Can you copy out the data exactly? Leave the images out.

....

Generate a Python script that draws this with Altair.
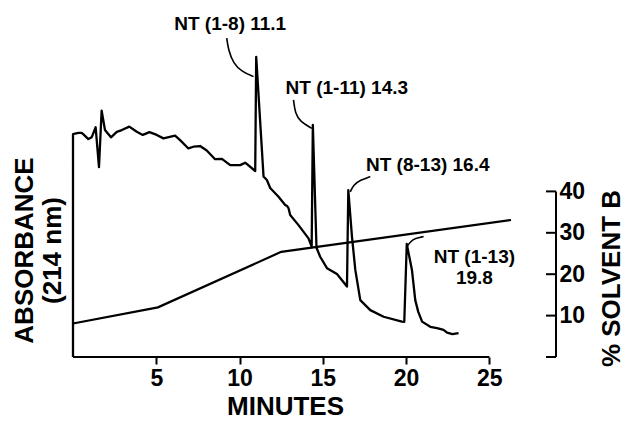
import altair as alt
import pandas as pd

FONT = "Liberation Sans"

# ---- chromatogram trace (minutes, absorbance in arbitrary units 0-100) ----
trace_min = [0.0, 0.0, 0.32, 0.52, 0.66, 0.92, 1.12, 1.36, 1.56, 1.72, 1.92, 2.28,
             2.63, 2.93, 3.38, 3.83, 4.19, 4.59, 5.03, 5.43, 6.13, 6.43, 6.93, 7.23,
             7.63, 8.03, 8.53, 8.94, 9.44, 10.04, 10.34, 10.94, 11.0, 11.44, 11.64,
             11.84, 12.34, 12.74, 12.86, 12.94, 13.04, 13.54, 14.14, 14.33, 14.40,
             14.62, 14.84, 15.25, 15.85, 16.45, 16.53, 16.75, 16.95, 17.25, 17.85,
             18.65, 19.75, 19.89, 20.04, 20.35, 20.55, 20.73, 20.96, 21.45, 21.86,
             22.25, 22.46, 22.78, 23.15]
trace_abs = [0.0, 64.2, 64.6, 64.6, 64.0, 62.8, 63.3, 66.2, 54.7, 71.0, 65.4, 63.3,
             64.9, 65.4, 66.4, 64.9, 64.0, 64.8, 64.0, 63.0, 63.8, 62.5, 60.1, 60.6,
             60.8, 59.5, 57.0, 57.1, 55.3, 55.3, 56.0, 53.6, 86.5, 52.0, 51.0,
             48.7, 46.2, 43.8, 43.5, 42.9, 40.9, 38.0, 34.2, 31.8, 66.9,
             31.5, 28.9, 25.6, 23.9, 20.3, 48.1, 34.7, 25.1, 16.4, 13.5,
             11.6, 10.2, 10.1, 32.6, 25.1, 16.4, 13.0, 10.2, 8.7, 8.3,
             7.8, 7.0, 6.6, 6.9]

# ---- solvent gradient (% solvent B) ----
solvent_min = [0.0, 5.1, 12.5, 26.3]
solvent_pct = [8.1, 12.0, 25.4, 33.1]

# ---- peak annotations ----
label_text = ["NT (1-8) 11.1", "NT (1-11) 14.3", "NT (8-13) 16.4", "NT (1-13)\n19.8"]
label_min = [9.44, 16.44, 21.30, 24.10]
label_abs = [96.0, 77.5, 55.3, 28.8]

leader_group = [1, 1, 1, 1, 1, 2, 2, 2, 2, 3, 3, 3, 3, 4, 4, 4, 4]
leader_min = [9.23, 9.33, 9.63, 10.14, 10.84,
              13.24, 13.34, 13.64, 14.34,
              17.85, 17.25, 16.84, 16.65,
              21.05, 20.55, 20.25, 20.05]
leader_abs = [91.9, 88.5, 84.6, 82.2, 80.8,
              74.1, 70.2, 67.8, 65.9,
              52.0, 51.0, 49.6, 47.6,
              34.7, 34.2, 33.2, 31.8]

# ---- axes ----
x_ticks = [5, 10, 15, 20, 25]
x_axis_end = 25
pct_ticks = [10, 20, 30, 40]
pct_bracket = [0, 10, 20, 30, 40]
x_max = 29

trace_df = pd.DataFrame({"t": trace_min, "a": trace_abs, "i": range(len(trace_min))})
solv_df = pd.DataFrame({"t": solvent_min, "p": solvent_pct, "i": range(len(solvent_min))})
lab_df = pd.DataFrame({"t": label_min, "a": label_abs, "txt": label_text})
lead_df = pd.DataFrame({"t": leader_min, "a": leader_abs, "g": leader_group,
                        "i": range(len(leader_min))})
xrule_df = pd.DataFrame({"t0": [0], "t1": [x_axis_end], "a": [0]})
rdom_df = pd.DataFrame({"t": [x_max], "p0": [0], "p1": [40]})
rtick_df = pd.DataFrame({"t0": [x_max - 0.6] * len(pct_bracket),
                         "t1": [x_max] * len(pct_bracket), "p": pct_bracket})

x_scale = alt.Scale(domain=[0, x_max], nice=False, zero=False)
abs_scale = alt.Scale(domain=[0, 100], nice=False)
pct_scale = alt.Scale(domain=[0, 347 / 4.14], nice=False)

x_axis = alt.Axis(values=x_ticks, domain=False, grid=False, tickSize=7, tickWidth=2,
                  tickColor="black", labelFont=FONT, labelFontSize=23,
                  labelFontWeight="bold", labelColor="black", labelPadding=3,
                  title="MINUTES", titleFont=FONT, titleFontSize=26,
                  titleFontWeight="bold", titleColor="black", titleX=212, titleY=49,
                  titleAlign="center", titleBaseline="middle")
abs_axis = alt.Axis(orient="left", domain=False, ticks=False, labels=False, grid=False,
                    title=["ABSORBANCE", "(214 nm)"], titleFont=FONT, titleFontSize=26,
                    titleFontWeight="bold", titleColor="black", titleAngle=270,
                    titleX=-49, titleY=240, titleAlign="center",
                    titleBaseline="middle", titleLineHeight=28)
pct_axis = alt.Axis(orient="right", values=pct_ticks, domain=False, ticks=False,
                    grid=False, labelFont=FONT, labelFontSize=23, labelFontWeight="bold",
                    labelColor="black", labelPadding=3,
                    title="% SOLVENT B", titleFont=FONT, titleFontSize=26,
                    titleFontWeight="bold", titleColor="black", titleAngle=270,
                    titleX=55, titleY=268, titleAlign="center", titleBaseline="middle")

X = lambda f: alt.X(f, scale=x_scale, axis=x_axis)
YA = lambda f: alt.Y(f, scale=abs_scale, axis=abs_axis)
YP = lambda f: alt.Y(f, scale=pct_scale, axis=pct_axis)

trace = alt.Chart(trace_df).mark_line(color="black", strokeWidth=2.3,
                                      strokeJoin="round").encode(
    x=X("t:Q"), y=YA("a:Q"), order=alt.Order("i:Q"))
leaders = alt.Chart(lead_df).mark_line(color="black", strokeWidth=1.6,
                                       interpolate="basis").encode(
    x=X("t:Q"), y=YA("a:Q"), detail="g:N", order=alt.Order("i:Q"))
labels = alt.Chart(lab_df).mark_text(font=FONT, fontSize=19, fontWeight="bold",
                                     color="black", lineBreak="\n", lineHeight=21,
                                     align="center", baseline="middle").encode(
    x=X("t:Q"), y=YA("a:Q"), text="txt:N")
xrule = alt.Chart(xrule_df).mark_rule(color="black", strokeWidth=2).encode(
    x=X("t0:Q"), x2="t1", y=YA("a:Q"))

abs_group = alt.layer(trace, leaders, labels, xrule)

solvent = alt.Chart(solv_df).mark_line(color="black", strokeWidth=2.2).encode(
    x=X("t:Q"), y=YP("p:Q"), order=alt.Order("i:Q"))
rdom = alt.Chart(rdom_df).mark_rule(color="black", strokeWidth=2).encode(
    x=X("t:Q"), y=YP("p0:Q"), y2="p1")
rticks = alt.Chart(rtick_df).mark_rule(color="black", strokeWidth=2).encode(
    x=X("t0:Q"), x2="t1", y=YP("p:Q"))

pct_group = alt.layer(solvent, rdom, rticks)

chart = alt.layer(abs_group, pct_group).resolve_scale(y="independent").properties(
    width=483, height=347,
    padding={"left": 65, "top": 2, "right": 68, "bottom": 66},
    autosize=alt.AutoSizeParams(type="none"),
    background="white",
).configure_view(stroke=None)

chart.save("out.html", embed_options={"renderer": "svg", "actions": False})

....

### ANSWER TO THIS EXERCISE
Generate a Python script that draws this with Altair.
import altair as alt
import pandas as pd

FONT = "Liberation Sans"

# ---- chromatogram trace (minutes, absorbance in arbitrary units 0-100) ----
trace_min = [0.0, 0.0, 0.32, 0.52, 0.66, 0.92, 1.12, 1.36, 1.56, 1.72, 1.92, 2.28,
             2.63, 2.93, 3.38, 3.83, 4.19, 4.59, 5.03, 5.43, 6.13, 6.43, 6.93, 7.23,
             7.63, 8.03, 8.53, 8.94, 9.44, 10.04, 10.34, 10.94, 11.0, 11.44, 11.64,
             11.84, 12.34, 12.74, 12.86, 12.94, 13.04, 13.54, 14.14, 14.33, 14.40,
             14.62, 14.84, 15.25, 15.85, 16.45, 16.53, 16.75, 16.95, 17.25, 17.85,
             18.65, 19.75, 19.89, 20.04, 20.35, 20.55, 20.73, 20.96, 21.45, 21.86,
             22.25, 22.46, 22.78, 23.15]
trace_abs = [0.0, 64.2, 64.6, 64.6, 64.0, 62.8, 63.3, 66.2, 54.7, 71.0, 65.4, 63.3,
             64.9, 65.4, 66.4, 64.9, 64.0, 64.8, 64.0, 63.0, 63.8, 62.5, 60.1, 60.6,
             60.8, 59.5, 57.0, 57.1, 55.3, 55.3, 56.0, 53.6, 86.5, 52.0, 51.0,
             48.7, 46.2, 43.8, 43.5, 42.9, 40.9, 38.0, 34.2, 31.8, 66.9,
             31.5, 28.9, 25.6, 23.9, 20.3, 48.1, 34.7, 25.1, 16.4, 13.5,
             11.6, 10.2, 10.1, 32.6, 25.1, 16.4, 13.0, 10.2, 8.7, 8.3,
             7.8, 7.0, 6.6, 6.9]

# ---- solvent gradient (% solvent B) ----
solvent_min = [0.0, 5.1, 12.5, 26.3]
solvent_pct = [8.1, 12.0, 25.4, 33.1]

# ---- peak annotations ----
label_text = ["NT (1-8) 11.1", "NT (1-11) 14.3", "NT (8-13) 16.4", "NT (1-13)\n19.8"]
label_min = [9.44, 16.44, 21.30, 24.10]
label_abs = [96.0, 77.5, 55.3, 28.8]

leader_group = [1, 1, 1, 1, 1, 2, 2, 2, 2, 3, 3, 3, 3, 4, 4, 4, 4]
leader_min = [9.23, 9.33, 9.63, 10.14, 10.84,
              13.24, 13.34, 13.64, 14.34,
              17.85, 17.25, 16.84, 16.65,
              21.05, 20.55, 20.25, 20.05]
leader_abs = [91.9, 88.5, 84.6, 82.2, 80.8,
              74.1, 70.2, 67.8, 65.9,
              52.0, 51.0, 49.6, 47.6,
              34.7, 34.2, 33.2, 31.8]

# ---- axes ----
x_ticks = [5, 10, 15, 20, 25]
x_axis_end = 25
pct_ticks = [10, 20, 30, 40]
pct_bracket = [0, 10, 20, 30, 40]
x_max = 29

trace_df = pd.DataFrame({"t": trace_min, "a": trace_abs, "i": range(len(trace_min))})
solv_df = pd.DataFrame({"t": solvent_min, "p": solvent_pct, "i": range(len(solvent_min))})
lab_df = pd.DataFrame({"t": label_min, "a": label_abs, "txt": label_text})
lead_df = pd.DataFrame({"t": leader_min, "a": leader_abs, "g": leader_group,
                        "i": range(len(leader_min))})
xrule_df = pd.DataFrame({"t0": [0], "t1": [x_axis_end], "a": [0]})
rdom_df = pd.DataFrame({"t": [x_max], "p0": [0], "p1": [40]})
rtick_df = pd.DataFrame({"t0": [x_max - 0.6] * len(pct_bracket),
                         "t1": [x_max] * len(pct_bracket), "p": pct_bracket})

x_scale = alt.Scale(domain=[0, x_max], nice=False, zero=False)
abs_scale = alt.Scale(domain=[0, 100], nice=False)
pct_scale = alt.Scale(domain=[0, 347 / 4.14], nice=False)

x_axis = alt.Axis(values=x_ticks, domain=False, grid=False, tickSize=7, tickWidth=2,
                  tickColor="black", labelFont=FONT, labelFontSize=23,
                  labelFontWeight="bold", labelColor="black", labelPadding=3,
                  title="MINUTES", titleFont=FONT, titleFontSize=26,
                  titleFontWeight="bold", titleColor="black", titleX=212, titleY=49,
                  titleAlign="center", titleBaseline="middle")
abs_axis = alt.Axis(orient="left", domain=False, ticks=False, labels=False, grid=False,
                    title=["ABSORBANCE", "(214 nm)"], titleFont=FONT, titleFontSize=26,
                    titleFontWeight="bold", titleColor="black", titleAngle=270,
                    titleX=-49, titleY=240, titleAlign="center",
                    titleBaseline="middle", titleLineHeight=28)
pct_axis = alt.Axis(orient="right", values=pct_ticks, domain=False, ticks=False,
                    grid=False, labelFont=FONT, labelFontSize=23, labelFontWeight="bold",
                    labelColor="black", labelPadding=3,
                    title="% SOLVENT B", titleFont=FONT, titleFontSize=26,
                    titleFontWeight="bold", titleColor="black", titleAngle=270,
                    titleX=55, titleY=268, titleAlign="center", titleBaseline="middle")

X = lambda f: alt.X(f, scale=x_scale, axis=x_axis)
YA = lambda f: alt.Y(f, scale=abs_scale, axis=abs_axis)
YP = lambda f: alt.Y(f, scale=pct_scale, axis=pct_axis)

trace = alt.Chart(trace_df).mark_line(color="black", strokeWidth=2.3,
                                      strokeJoin="round").encode(
    x=X("t:Q"), y=YA("a:Q"), order=alt.Order("i:Q"))
leaders = alt.Chart(lead_df).mark_line(color="black", strokeWidth=1.6,
                                       interpolate="basis").encode(
    x=X("t:Q"), y=YA("a:Q"), detail="g:N", order=alt.Order("i:Q"))
labels = alt.Chart(lab_df).mark_text(font=FONT, fontSize=19, fontWeight="bold",
                                     color="black", lineBreak="\n", lineHeight=21,
                                     align="center", baseline="middle").encode(
    x=X("t:Q"), y=YA("a:Q"), text="txt:N")
xrule = alt.Chart(xrule_df).mark_rule(color="black", strokeWidth=2).encode(
    x=X("t0:Q"), x2="t1", y=YA("a:Q"))

abs_group = alt.layer(trace, leaders, labels, xrule)

solvent = alt.Chart(solv_df).mark_line(color="black", strokeWidth=2.2).encode(
    x=X("t:Q"), y=YP("p:Q"), order=alt.Order("i:Q"))
rdom = alt.Chart(rdom_df).mark_rule(color="black", strokeWidth=2).encode(
    x=X("t:Q"), y=YP("p0:Q"), y2="p1")
rticks = alt.Chart(rtick_df).mark_rule(color="black", strokeWidth=2).encode(
    x=X("t0:Q"), x2="t1", y=YP("p:Q"))

pct_group = alt.layer(solvent, rdom, rticks)

chart = alt.layer(abs_group, pct_group).resolve_scale(y="independent").properties(
    width=483, height=347,
    padding={"left": 65, "top": 2, "right": 68, "bottom": 66},
    autosize=alt.AutoSizeParams(type="none"),
    background="white",
).configure_view(stroke=None)

chart.save("out.html", embed_options={"renderer": "svg", "actions": False})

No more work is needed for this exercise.